After the results of the European Parliamentary Elections were announced, Mr Drakeford issued a statement, saying: “I warmly congratulate Jackie Jones on her election as a member of the European Parliament. Jackie, along with Matthew [Dorrance], Mary [Wimbury] and Mark [Whitcutt] served our party as candidates in what has been the most challenging of circumstances.

“Ever since the referendum in 2016, the Welsh Government has respected the result by arguing for a form of Brexit which would protect Welsh jobs and our economy. Labour colleagues in Westminster have done the same, most recently in negotiations with the UK Government.

“The election of a new Conservative leader changes all of that. It eliminates the chances of any agreed form of Brexit and it hugely increases the very real danger of a catastrophic no-deal exit from the EU. We cannot and will not stand by while that takes place.

“Faced with the damage of a hardline Tory Brexit, Welsh Labour believes that the final decision must be made by the public in a referendum. And, for the avoidance of any doubt, a Welsh Labour Government would campaign, in such a vote, for Wales to remain in the EU.

“We will work with any others who seek the same outcome.”

Last Thursday (May 24), Prime Minister Theresa May announced that she will quit as leader of the Conservatives on June 7, with it thought that a new leader could be in place by the end of July.

Many believe the party will elect a right wing leader who would be willing to propose a no deal Brexit, although there has been a majority against that option when Parliament voted on it before. Brexit policy was also key to the European Parliamentary Elections, where the Labour Party failed to attract votes, with its lead candidate Jackie Jones narrowly taking the final MEP seat in Wales.
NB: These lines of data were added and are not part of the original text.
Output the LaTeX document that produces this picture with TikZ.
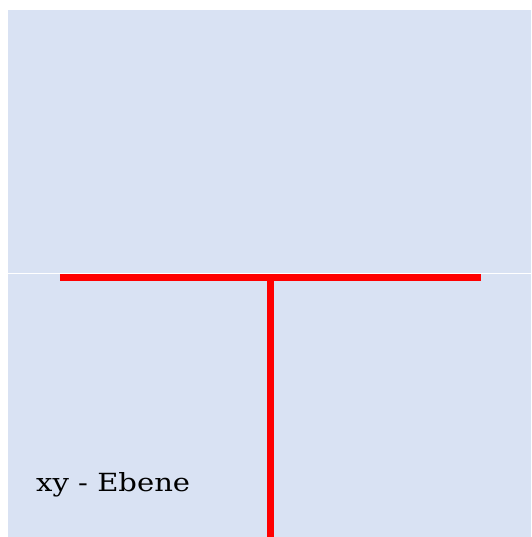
\documentclass[tikz,border=0pt]{standalone}
\usepackage{fontspec}
\usepackage{graphicx}
\newfontfamily\lblfont{DejaVu Serif}
\definecolor{bgblue}{HTML}{D9E2F3}
\tikzset{redline/.style={draw=red, line width=7pt}}
\begin{document}
\begin{tikzpicture}[x=1pt,y=-1pt]
\useasboundingbox (0,0) rectangle (531,537);
\fill[bgblue] (8,10) rectangle (531,537);
\draw[white, line width=1pt] (8,273) -- (531,273);
\coordinate (hl) at (60,277.5);
\coordinate (hr) at (481,277.5);
\coordinate (vt) at (270.5,277.5);
\coordinate (vb) at (270.5,537);
\draw[redline] (hl) -- (hr);
\draw[redline] (vt) -- (vb);
\node[anchor=base west, inner sep=0pt, font=\lblfont\fontsize{25}{30}\selectfont] (lbl) at (36,491) {\resizebox{154pt}{\height}{xy - Ebene}};
\end{tikzpicture}
\end{document}
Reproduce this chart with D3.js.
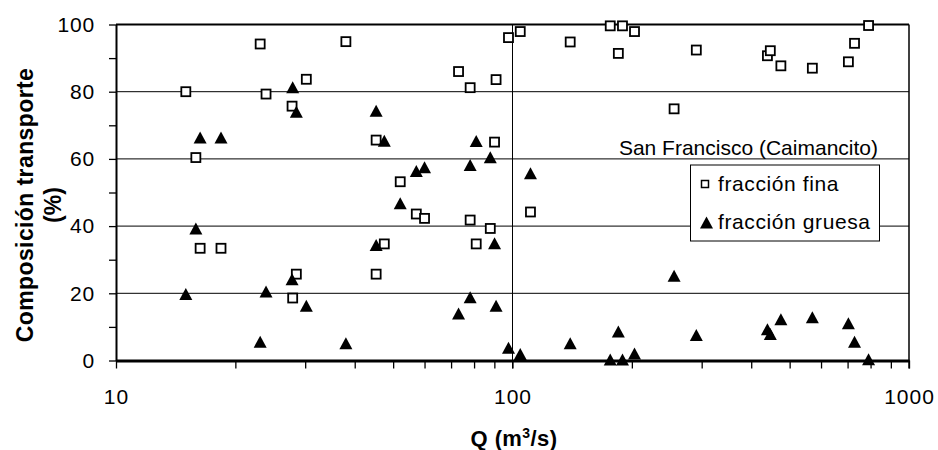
<!DOCTYPE html>
<html>
<head>
<meta charset="utf-8">
<script src="https://cdn.jsdelivr.net/npm/d3@7"></script>
<style>
body { margin: 0; background: #fff; }
text { font-family: "Liberation Sans", Arial, sans-serif; fill: #000; }
</style>
</head>
<body>
<script>
var width = 938;
var height = 450;

// caudal Q (m3/s) de cada muestra
var caudal = [15.0, 15.9, 16.3, 18.4, 23.1, 23.9, 27.8, 27.9, 28.5, 30.2,
              38.0, 45.3, 45.3, 47.5, 52.1, 57.2, 60.0, 73.1, 78.2, 78.2,
              81.0, 87.9, 90.1, 90.9, 97.7, 104.6, 111.0, 139.8, 176.4, 184.9,
              189.4, 203.1, 255.6, 290.8, 439.5, 446.9, 475.2, 570.5, 703.3, 728.8,
              790.7];
var fina = [80.0, 60.4, 33.4, 33.4, 94.2, 79.3, 75.7, 18.6, 25.7, 83.7,
            94.9, 65.6, 25.7, 34.7, 53.2, 43.6, 42.3, 86.0, 81.2, 41.8,
            34.7, 39.3, 65.0, 83.6, 96.1, 97.9, 44.2, 94.8, 99.6, 91.4,
            99.6, 97.9, 74.9, 92.4, 90.7, 92.2, 87.7, 87.0, 88.9, 94.4,
            99.7];
var gruesa = [19.8, 39.3, 66.4, 66.4, 5.6, 20.5, 24.2, 81.3, 74.0, 16.3,
              5.1, 34.4, 74.3, 65.4, 46.8, 56.4, 57.5, 14.0, 18.8, 58.2,
              65.3, 60.5, 34.9, 16.3, 3.8, 1.9, 55.7, 5.1, 0.3, 8.6,
              0.3, 2.1, 25.2, 7.6, 9.3, 7.9, 12.3, 12.9, 11.1, 5.6,
              0.4];

var xTicks = [10, 20, 30, 40, 50, 60, 70, 80, 90, 100, 200, 300, 400, 500, 600, 700, 800, 900, 1000];
var xLabels = [10, 100, 1000];
var yTicks = [0, 10, 20, 30, 40, 50, 60, 70, 80, 90, 100];
var yGrid = [20, 40, 60, 80];
var seriesNames = ["fracción fina", "fracción gruesa"];
var sitio = "San Francisco (Caimancito)";

var svg = d3.select("body").append("svg")
    .attr("width", width)
    .attr("height", height);

var x = d3.scaleLog().domain([10, 1000]).range([116, 909]);
var y = d3.scaleLinear().domain([0, 100]).range([360.5, 24.5]);

// lineas de grilla
svg.append("g").selectAll("line")
    .data(yGrid)
  .enter().append("line")
    .attr("x1", x(10)).attr("x2", x(1000))
    .attr("y1", d => y(d)).attr("y2", d => y(d))
    .attr("stroke", "#000").attr("stroke-width", 1);

svg.append("line")
    .attr("x1", x(100)).attr("x2", x(100))
    .attr("y1", y(100)).attr("y2", y(0) + 8)
    .attr("stroke", "#000").attr("stroke-width", 1);

// marco superior y derecho
svg.append("line")
    .attr("x1", x(10)).attr("x2", x(1000))
    .attr("y1", y(100)).attr("y2", y(100))
    .attr("stroke", "#000").attr("stroke-width", 2);
svg.append("line")
    .attr("x1", x(1000)).attr("x2", x(1000))
    .attr("y1", y(100)).attr("y2", y(0) + 8)
    .attr("stroke", "#000").attr("stroke-width", 1.5);

// ejes
var xAxis = d3.axisBottom(x)
    .tickValues(xTicks)
    .tickSizeInner(8)
    .tickSizeOuter(0)
    .tickPadding(21)
    .tickFormat(d => xLabels.indexOf(d) >= 0 ? d : "");

var gx = svg.append("g")
    .attr("transform", "translate(0," + y(0) + ")")
    .call(xAxis);
gx.select(".domain").attr("stroke-width", 3);
gx.selectAll(".tick line").attr("stroke-width", 1.3);
gx.selectAll("text")
    .attr("font-size", 21)
    .style("letter-spacing", "1px")
    .style("font-family", "'Liberation Sans', Arial, sans-serif");

var yAxis = d3.axisLeft(y)
    .tickValues(yTicks)
    .tickSizeInner(7)
    .tickSizeOuter(0)
    .tickPadding(14)
    .tickFormat(d => d % 20 === 0 ? d : "");

var gy = svg.append("g")
    .attr("transform", "translate(" + x(10) + ",0)")
    .call(yAxis);
gy.select(".domain").attr("stroke-width", 2);
gy.selectAll(".tick line").attr("stroke-width", 1.3);
gy.selectAll("text")
    .attr("font-size", 21)
    .style("letter-spacing", "0.8px")
    .style("font-family", "'Liberation Sans', Arial, sans-serif");

// titulos
var xt = svg.append("text")
    .attr("x", 514).attr("y", 446)
    .attr("text-anchor", "middle")
    .attr("font-size", 22).attr("font-weight", "bold")
    .style("letter-spacing", "0.4px");
xt.append("tspan").text("Q (m");
xt.append("tspan").attr("dy", -8).attr("font-size", 14).text("3");
xt.append("tspan").attr("dy", 8).text("/s)");

svg.append("text")
    .attr("transform", "translate(25,205) rotate(-90)")
    .attr("text-anchor", "middle")
    .attr("dominant-baseline", "central")
    .attr("font-size", 23).attr("font-weight", "bold")
    .style("letter-spacing", "0.4px")
    .text("Composición transporte");
svg.append("text")
    .attr("transform", "translate(53,205) rotate(-90)")
    .attr("text-anchor", "middle")
    .attr("dominant-baseline", "central")
    .attr("font-size", 23).attr("font-weight", "bold")
    .text("(%)");

// marcadores
function triangulo(b, h) {
  return "M0," + (-h / 2) + "L" + (b / 2) + "," + (h / 2) + "L" + (-b / 2) + "," + (h / 2) + "Z";
}

svg.append("g").selectAll("rect")
    .data(caudal)
  .enter().append("rect")
    .attr("x", (d, i) => x(d) - 4.5)
    .attr("y", (d, i) => y(fina[i]) - 4.5)
    .attr("width", 9).attr("height", 9)
    .attr("fill", "#fff").attr("stroke", "#000").attr("stroke-width", 1.8);

svg.append("g").selectAll("path")
    .data(caudal)
  .enter().append("path")
    .attr("transform", (d, i) => "translate(" + x(d) + "," + y(gruesa[i]) + ")")
    .attr("d", triangulo(13, 12))
    .attr("fill", "#000");

// anotacion
svg.append("text")
    .attr("x", 878).attr("y", 155)
    .attr("text-anchor", "end")
    .attr("font-size", 21)
    .text(sitio);

// leyenda
var leg = svg.append("g");
leg.append("rect")
    .attr("x", 690.5).attr("y", 165)
    .attr("width", 189).attr("height", 76)
    .attr("fill", "#fff").attr("stroke", "#000").attr("stroke-width", 1);
leg.append("rect")
    .attr("x", 701.5).attr("y", 180.5)
    .attr("width", 7).attr("height", 7)
    .attr("fill", "#fff").attr("stroke", "#000").attr("stroke-width", 1.5);
leg.append("path")
    .attr("transform", "translate(706.5,222.5)")
    .attr("d", triangulo(13, 12))
    .attr("fill", "#000");
leg.selectAll("text.lbl")
    .data(seriesNames)
  .enter().append("text")
    .attr("class", "lbl")
    .attr("x", 718)
    .attr("y", (d, i) => 191 + i * 38)
    .attr("font-size", 21)
    .style("letter-spacing", "0.6px")
    .text(d => d);
</script>
</body>
</html>
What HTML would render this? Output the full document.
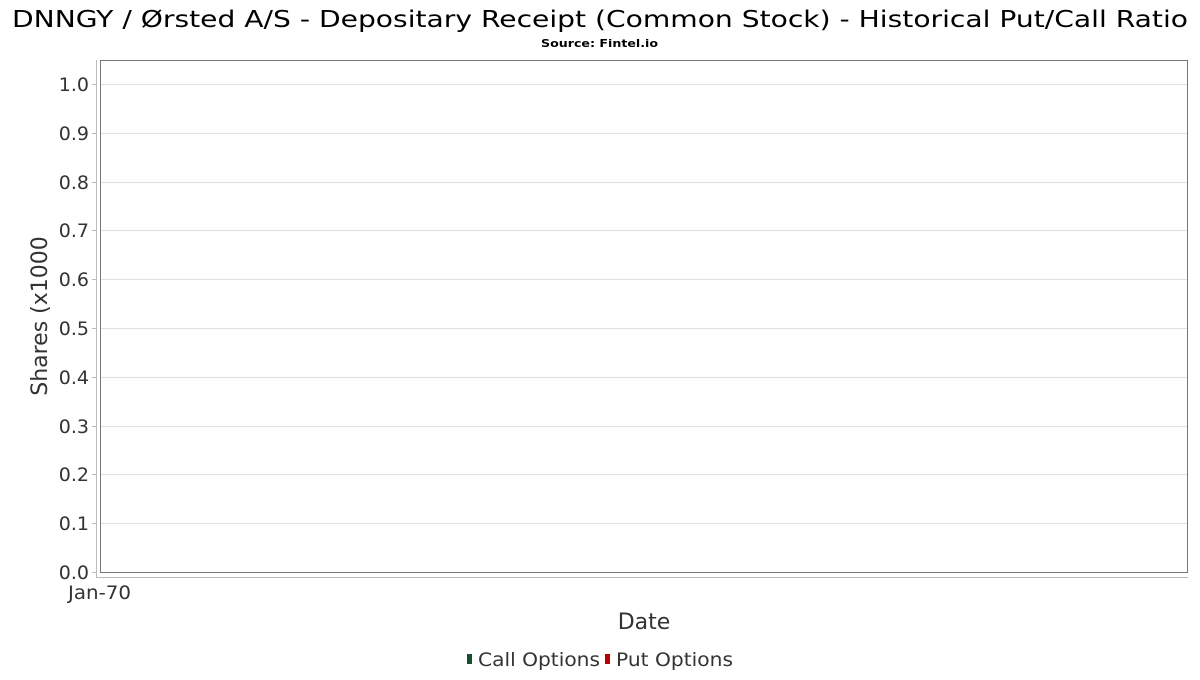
<!DOCTYPE html>
<html><head><style>body{margin:0;background:#fff;width:1200px;height:675px;overflow:hidden}</style></head><body>
<svg width="1200" height="675" xmlns="http://www.w3.org/2000/svg" font-family="DejaVu Sans, sans-serif">
<rect width="1200" height="675" fill="#fff"/>
<text x="12" y="27" font-size="23" fill="#000" textLength="1176" lengthAdjust="spacingAndGlyphs">DNNGY / Ørsted A/S - Depositary Receipt (Common Stock) - Historical Put/Call Ratio</text>
<text x="541" y="47" font-size="11" font-weight="bold" fill="#000" textLength="117" lengthAdjust="spacingAndGlyphs">Source: Fintel.io</text>
<g stroke="#e0e0e0" stroke-width="1">
<line x1="100" x2="1188" y1="84.5" y2="84.5"/><line x1="100" x2="1188" y1="133.5" y2="133.5"/><line x1="100" x2="1188" y1="182.5" y2="182.5"/><line x1="100" x2="1188" y1="230.5" y2="230.5"/><line x1="100" x2="1188" y1="279.5" y2="279.5"/><line x1="100" x2="1188" y1="328.5" y2="328.5"/><line x1="100" x2="1188" y1="377.5" y2="377.5"/><line x1="100" x2="1188" y1="426.5" y2="426.5"/><line x1="100" x2="1188" y1="474.5" y2="474.5"/><line x1="100" x2="1188" y1="523.5" y2="523.5"/>
</g>
<rect x="100.5" y="60.5" width="1087" height="512" fill="none" stroke="#777"/>
<g stroke="#bbb"><line x1="96.5" y1="60" x2="96.5" y2="577"/><line x1="96" y1="577.5" x2="1188" y2="577.5"/>
<line x1="92" x2="96" y1="84.5" y2="84.5"/><line x1="92" x2="96" y1="133.5" y2="133.5"/><line x1="92" x2="96" y1="182.5" y2="182.5"/><line x1="92" x2="96" y1="230.5" y2="230.5"/><line x1="92" x2="96" y1="279.5" y2="279.5"/><line x1="92" x2="96" y1="328.5" y2="328.5"/><line x1="92" x2="96" y1="377.5" y2="377.5"/><line x1="92" x2="96" y1="426.5" y2="426.5"/><line x1="92" x2="96" y1="474.5" y2="474.5"/><line x1="92" x2="96" y1="523.5" y2="523.5"/><line x1="92" x2="96" y1="572.5" y2="572.5"/></g>
<g font-size="19" fill="#333" text-anchor="end">
<text x="89" y="91">1.0</text><text x="89" y="140">0.9</text><text x="89" y="189">0.8</text><text x="89" y="237">0.7</text><text x="89" y="286">0.6</text><text x="89" y="335">0.5</text><text x="89" y="384">0.4</text><text x="89" y="433">0.3</text><text x="89" y="481">0.2</text><text x="89" y="530">0.1</text><text x="89" y="579">0.0</text>
</g>
<text x="68" y="599" font-size="19" fill="#333" textLength="63" lengthAdjust="spacingAndGlyphs">Jan-70</text>
<text x="644" y="629" text-anchor="middle" font-size="22" fill="#333">Date</text>
<text transform="translate(47,316) rotate(-90)" text-anchor="middle" font-size="22" fill="#333">Shares (x1000</text>
<rect x="467" y="654" width="5" height="10" fill="#1a4d2e"/>
<text x="478" y="666" font-size="19" fill="#333" textLength="122" lengthAdjust="spacingAndGlyphs">Call Options</text>
<rect x="605" y="654" width="5" height="10" fill="#c00000"/>
<text x="616" y="666" font-size="19" fill="#333" textLength="117" lengthAdjust="spacingAndGlyphs">Put Options</text>
</svg>
</body></html>
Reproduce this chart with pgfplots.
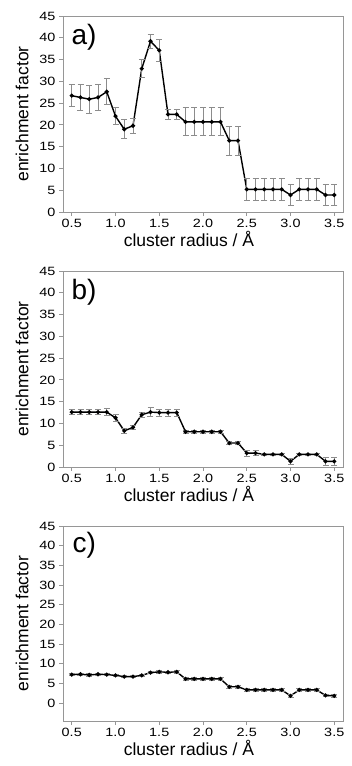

The party claimed just 15.3% of the vote in Wales and 14.1% UK wide, with many pointing at the party’s indecision regarding its stance over Brexit as the reason for the loss of voters.

Leader of the Labour Party, Jeremy Corbyn, has been criticised by many in his party over his reluctance to openly support another referendum, as he attempted to appease both remain and leave voters with his Brexit policy. Mr Drakeford had been similarly reluctant to definitively back another referendum, but with this statement has gained the support of many in the party who wish for a second vote.

The European election results were also poor for the Conservatives, getting just 6.5% of the vote in Wales, and 9.09% across the UK. Governments often perform poorly in European elections, as the public express their disappointment with the ruling party, but this was the Conservatives’ worst ever result in a nationwide election by some way.

The party did not manage to come first in a single council area. The Brexit Party gained 32.5% of the vote in Wales, with Nathan Gill and James Wells claiming two of the country’s four MEP seats for Nigel Farage’s party. Plaid Cymru won 19.6% of the vote, with Jill Evans retaining her seat as Plaid beat Labour for the first time in a Wales-wide vote.

Andrew RT Davies, AM for South Wales Central and former leader of the Welsh Conservative Party, said: “The European Elections proved extremely difficult for the two major parties, but a second referendum is certainly not the answer. Labour promised to respect the Brexit vote, but rerunning the referendum would completely tear up this pledge.

“Regrettably, the First Minister has buckled at the first sign of discontent from his Labour colleagues who have been in denial ever since the people of Wales voted to leave the European Union back in 2016. That’s not leadership.

“People in Wales voted to leave and that should be respected and now delivered – anything else will have severe consequences for democracy as we know it in this country.”

In the 2016 referendum, Wales saw a turnout of 71.7% of its eligible voters, with 52.53% voting to leave and 47.47% voting to remain.